6-GHz lattice response in a quantum spin-orbital liquid probed by time-resolved resonant x-ray scattering

Long-sought quantum spin liquids usually emerge in geometrically frustrated magnets. Less commonly, unfrustrated magnets can harbor a variety of quantum spin liquids if charge and/or orbital degrees of freedom are involved. Jahn-Teller distortion of ${\mathrm{Cu}}^{2+}{\mathrm{O}}_6$ octahedra is absent in hexagonal ${\mathrm{Ba}}_3{\mathrm{CuSb}}_2{\mathrm{O}}_9$ suggesting a Cu $3d$ spin-orbital liquid state. Here, by means of time-resolved resonant x-ray scattering, we show that hexagonal ${\mathrm{Ba}}_3{\mathrm{CuSb}}_2{\mathrm{O}}_9$ exhibits a charge-orbital dynamics which is absent in the orthorhombic phase of ${\mathrm{Ba}}_3{\mathrm{CuSb}}_2{\mathrm{O}}_9$ with Jahn-Teller distortion and Cu $3d$ orbital order. The time scale of charge-orbital dynamics manifests in the coherent phonons at 6 GHz. The present work reveals a role of electron-lattice entanglement in the quantum spin-orbital liquid state.

Figure 1

(a) Schematic crystal structure of hexagonal ${\mathrm{Ba}}_3{\mathrm{CuSb}}_2{\mathrm{O}}_9$. Sb and Cu ions are indicated by blue and yellow, respectively.
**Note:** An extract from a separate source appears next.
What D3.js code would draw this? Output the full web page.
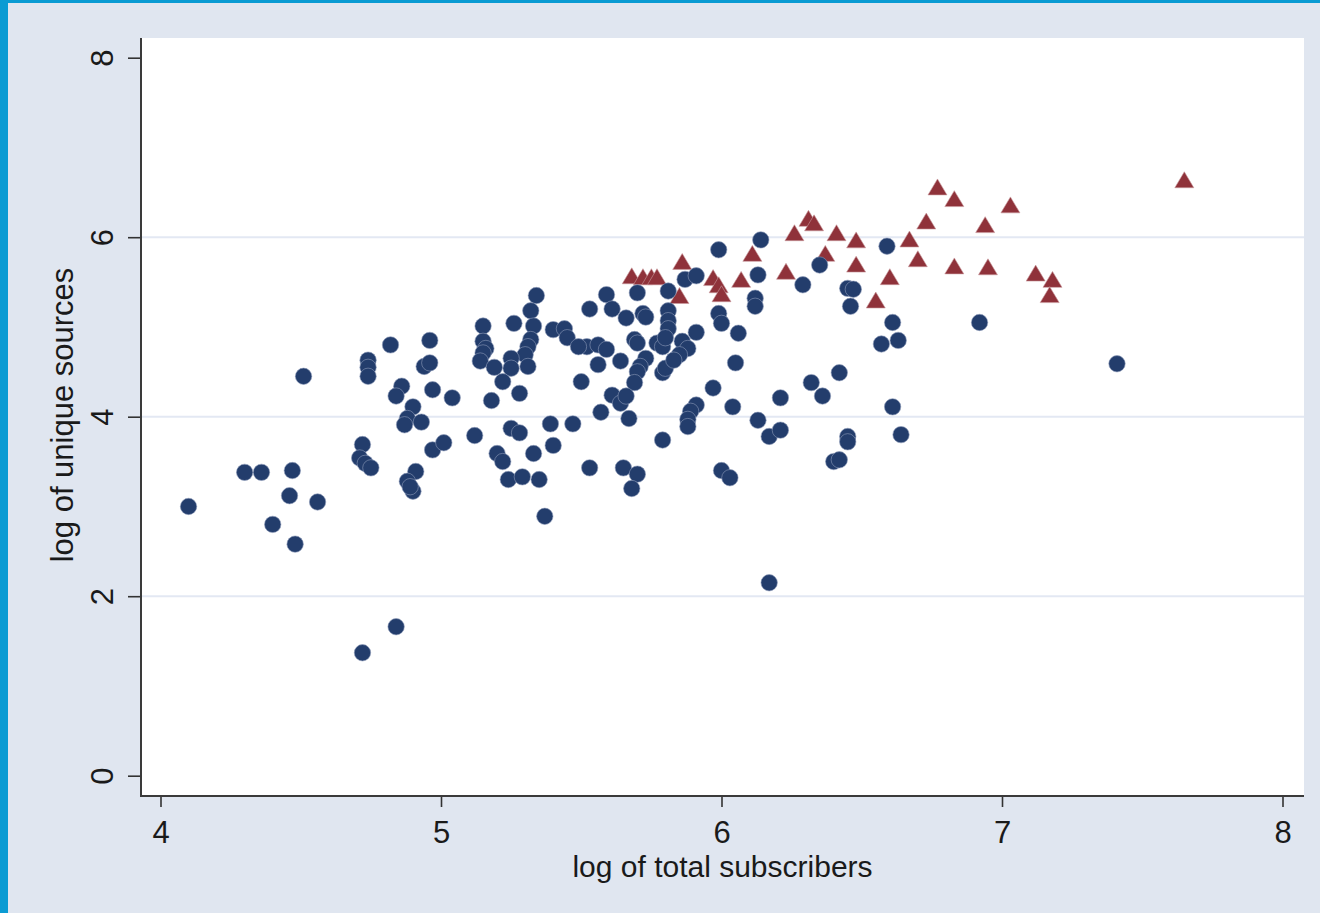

The space groups of hexagonal and orthorhombic phases at low temperature are $P{6}_3/mmc$ and $Cmcm$, respectively [11, 17]. The occupancy of Cu and Sb in the two metal sites of the Cu-Sb face-sharing dumbbells is 50%. In the orthorhombic phase, the Cu and Sb ions are ordered in the dumbbells and form a honeycomb structure as shown in (b) where the Cu sites are connected by O-O bonds.

Figure 2

(a) XAS spectrum in the total fluorescence yield mode and static RSXS spectrum at $\mathrm{Q}=\left(002\right)$ for hexagonal ${\mathrm{Ba}}_3{\mathrm{CuSb}}_2{\mathrm{O}}_9$ near the Cu $L_3$ edge ($2p_{3/2}$) taken at 250 and 25 K. The RSXS intensities $I$(250 K) and $I$(25 K) are normalized by the intensities of XAS at $hv=923\mathrm{eV}$ at 250 and 25 K, respectively, which were simultaneously measured with RSXS. The bottom panel shows the change ratio of $\left[I\right(250\mathrm{K})-I(25\mathrm{K}\left)\right]/I\left(25\mathrm{K}\right)$. (b) Temperature dependence of RSXS at $hv=930.2\mathrm{eV}$. The intensity was normalized by the value at $T=25\mathrm{K}$.

Figure 3

(a) Photoinduced dynamics at $\mathrm{Q}=\left(002\right)$ with x ray of 930.2 eV (and 923.0 eV) for the hexagonal and orthorhombic phases after the pump pulse at 3.1 eV. (b) Fourier transform of the time-resolved resonant x-ray scattering signals.

Figure 4

Schematic picture of photoinduced charge-orbital dynamics in the hexagonal phase. In the initial state of the hexagonal phase, the spin-orbital resonant state or dynamical Jahn-Teller effects for the Cu sites have been suggested. It is believed that the orbitals are not aligned, but form randomly distributed singletlike states through the Cu-O-O-Cu couplings. The red arrows indicate the resonancelike orbital fluctuations proposed by Nasu et al. [15], which constitute one of the examples of possible orbital fluctuation mechanisms. Coherent vibration between the possible resonant states is observed, reflecting the characteristic frequency for the system.